___ Source excerpt

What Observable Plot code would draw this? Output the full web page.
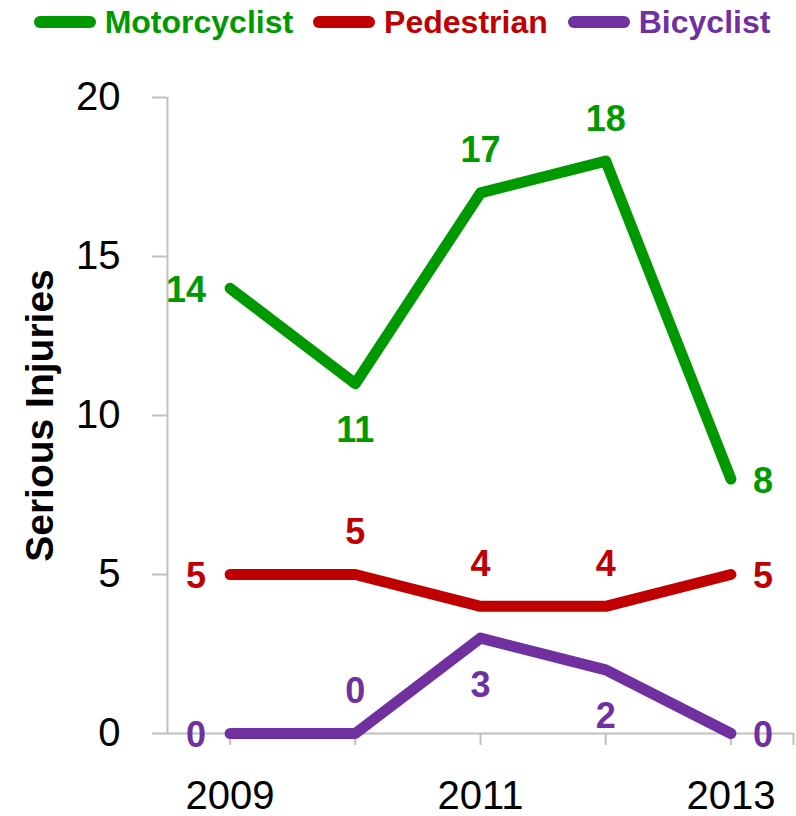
<!DOCTYPE html>
<html>
<head>
<meta charset="utf-8">
<script src="https://cdn.jsdelivr.net/npm/d3@7"></script>
<script src="https://cdn.jsdelivr.net/npm/@observablehq/plot@0.6"></script>
<style>
  body { margin: 0; background: #fff; font-family: "Liberation Sans", Arial, sans-serif; }
  #legend { height: 44px; display: flex; justify-content: center; align-items: center; gap: 20px; padding-left: 8px; }
  .item { display: flex; align-items: center; gap: 9px; font-weight: bold; font-size: 32px; }
  .sw { width: 62px; height: 12px; border-radius: 6px; }
</style>
</head>
<body>
<div id="legend"></div>
<div id="chart"></div>
<script>
const years = [2009, 2010, 2011, 2012, 2013];
const motorcyclist = [14, 11, 17, 18, 8];
const pedestrian = [5, 5, 4, 4, 5];
const bicyclist = [0, 0, 3, 2, 0];
const seriesNames = ["Motorcyclist", "Pedestrian", "Bicyclist"];
const seriesColors = ["#009900", "#C00000", "#7030A0"];
const yTicks = [0, 5, 10, 15, 20];
const xTickLabels = ["2009", "2011", "2013"];
const yTitle = "Serious Injuries";

// label placement per point (style)
const placement = {
  Motorcyclist: ["left", "below", "above", "above", "right"],
  Pedestrian: ["left", "above", "above", "above", "right"],
  Bicyclist: ["left", "above", "below", "below", "right"]
};

const seriesValues = [motorcyclist, pedestrian, bicyclist];
const table = [];
seriesNames.forEach((s, i) => {
  years.forEach((yr, j) => {
    table.push({ series: s, year: yr, value: seriesValues[i][j], pos: placement[s][j] });
  });
});

// legend
const legend = document.getElementById("legend");
seriesNames.forEach((s, i) => {
  const it = document.createElement("div");
  it.className = "item";
  it.style.color = seriesColors[i];
  const sw = document.createElement("div");
  sw.className = "sw";
  sw.style.background = seriesColors[i];
  const t = document.createElement("span");
  t.textContent = s;
  it.appendChild(sw);
  it.appendChild(t);
  legend.appendChild(it);
});

const axisGray = "#c0c0c0";
const xTicks = years.concat([years[years.length - 1] + 0.5]);
const labelOpts = (pos) => {
  const base = { x: "year", y: "value", text: d => String(d.value), fill: "series", fontWeight: "bold", fontSize: 36 };
  if (pos === "left") return { ...base, textAnchor: "end", dx: -24, dy: 2 };
  if (pos === "right") return { ...base, textAnchor: "start", dx: 22, dy: 2 };
  if (pos === "above") return { ...base, dy: -42 };
  return { ...base, dy: 47 };
};

const chart = Plot.plot({
  width: 796,
  height: 772,
  marginLeft: 167,
  marginRight: 3,
  marginTop: 53,
  marginBottom: 83,
  style: { fontFamily: "'Liberation Sans', Arial, sans-serif", background: "#fff", overflow: "visible" },
  x: { domain: [years[0] - 0.5, years[years.length - 1] + 0.5] },
  y: { domain: [0, 20] },
  color: { domain: seriesNames, range: seriesColors },
  marks: [
    Plot.ruleX([years[0] - 0.5], { stroke: axisGray, strokeWidth: 2 }),
    Plot.ruleY([0], { x1: years[0] - 0.5, x2: years[years.length - 1] + 0.5, stroke: axisGray, strokeWidth: 2 }),
    Plot.axisY({ ticks: yTicks, tickSize: 15, tickPadding: 32, fontSize: 40, stroke: axisGray, strokeWidth: 2, label: null, fill: "#000" }),
    Plot.axisX({ ticks: xTicks, tickSize: 12, tickPadding: 35, fontSize: 40, stroke: axisGray, strokeWidth: 2, label: null, fill: "#000",
      tickFormat: d => xTickLabels.includes(String(d)) ? String(d) : "" }),
    Plot.text([yTitle], { frameAnchor: "left", textAnchor: "middle", dx: -127, rotate: -90, fontSize: 39, fontWeight: "bold", fill: "#000" }),
    Plot.line(table, { x: "year", y: "value", z: "series", stroke: "series", strokeWidth: 11, strokeLinecap: "round", strokeLinejoin: "round" }),
    ...["left", "right", "above", "below"].map(p => Plot.text(table.filter(d => d.pos === p), labelOpts(p)))
  ]
});
document.getElementById("chart").appendChild(chart);
</script>
</body>
</html>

______

__Short problem__:
From the material above, reproduce everything verbatim except the pictures.

__Solution__:
What Observable Plot code would draw this? Output the full web page.
<!DOCTYPE html>
<html>
<head>
<meta charset="utf-8">
<script src="https://cdn.jsdelivr.net/npm/d3@7"></script>
<script src="https://cdn.jsdelivr.net/npm/@observablehq/plot@0.6"></script>
<style>
  body { margin: 0; background: #fff; font-family: "Liberation Sans", Arial, sans-serif; }
  #legend { height: 44px; display: flex; justify-content: center; align-items: center; gap: 20px; padding-left: 8px; }
  .item { display: flex; align-items: center; gap: 9px; font-weight: bold; font-size: 32px; }
  .sw { width: 62px; height: 12px; border-radius: 6px; }
</style>
</head>
<body>
<div id="legend"></div>
<div id="chart"></div>
<script>
const years = [2009, 2010, 2011, 2012, 2013];
const motorcyclist = [14, 11, 17, 18, 8];
const pedestrian = [5, 5, 4, 4, 5];
const bicyclist = [0, 0, 3, 2, 0];
const seriesNames = ["Motorcyclist", "Pedestrian", "Bicyclist"];
const seriesColors = ["#009900", "#C00000", "#7030A0"];
const yTicks = [0, 5, 10, 15, 20];
const xTickLabels = ["2009", "2011", "2013"];
const yTitle = "Serious Injuries";

// label placement per point (style)
const placement = {
  Motorcyclist: ["left", "below", "above", "above", "right"],
  Pedestrian: ["left", "above", "above", "above", "right"],
  Bicyclist: ["left", "above", "below", "below", "right"]
};

const seriesValues = [motorcyclist, pedestrian, bicyclist];
const table = [];
seriesNames.forEach((s, i) => {
  years.forEach((yr, j) => {
    table.push({ series: s, year: yr, value: seriesValues[i][j], pos: placement[s][j] });
  });
});

// legend
const legend = document.getElementById("legend");
seriesNames.forEach((s, i) => {
  const it = document.createElement("div");
  it.className = "item";
  it.style.color = seriesColors[i];
  const sw = document.createElement("div");
  sw.className = "sw";
  sw.style.background = seriesColors[i];
  const t = document.createElement("span");
  t.textContent = s;
  it.appendChild(sw);
  it.appendChild(t);
  legend.appendChild(it);
});

const axisGray = "#c0c0c0";
const xTicks = years.concat([years[years.length - 1] + 0.5]);
const labelOpts = (pos) => {
  const base = { x: "year", y: "value", text: d => String(d.value), fill: "series", fontWeight: "bold", fontSize: 36 };
  if (pos === "left") return { ...base, textAnchor: "end", dx: -24, dy: 2 };
  if (pos === "right") return { ...base, textAnchor: "start", dx: 22, dy: 2 };
  if (pos === "above") return { ...base, dy: -42 };
  return { ...base, dy: 47 };
};

const chart = Plot.plot({
  width: 796,
  height: 772,
  marginLeft: 167,
  marginRight: 3,
  marginTop: 53,
  marginBottom: 83,
  style: { fontFamily: "'Liberation Sans', Arial, sans-serif", background: "#fff", overflow: "visible" },
  x: { domain: [years[0] - 0.5, years[years.length - 1] + 0.5] },
  y: { domain: [0, 20] },
  color: { domain: seriesNames, range: seriesColors },
  marks: [
    Plot.ruleX([years[0] - 0.5], { stroke: axisGray, strokeWidth: 2 }),
    Plot.ruleY([0], { x1: years[0] - 0.5, x2: years[years.length - 1] + 0.5, stroke: axisGray, strokeWidth: 2 }),
    Plot.axisY({ ticks: yTicks, tickSize: 15, tickPadding: 32, fontSize: 40, stroke: axisGray, strokeWidth: 2, label: null, fill: "#000" }),
    Plot.axisX({ ticks: xTicks, tickSize: 12, tickPadding: 35, fontSize: 40, stroke: axisGray, strokeWidth: 2, label: null, fill: "#000",
      tickFormat: d => xTickLabels.includes(String(d)) ? String(d) : "" }),
    Plot.text([yTitle], { frameAnchor: "left", textAnchor: "middle", dx: -127, rotate: -90, fontSize: 39, fontWeight: "bold", fill: "#000" }),
    Plot.line(table, { x: "year", y: "value", z: "series", stroke: "series", strokeWidth: 11, strokeLinecap: "round", strokeLinejoin: "round" }),
    ...["left", "right", "above", "below"].map(p => Plot.text(table.filter(d => d.pos === p), labelOpts(p)))
  ]
});
document.getElementById("chart").appendChild(chart);
</script>
</body>
</html>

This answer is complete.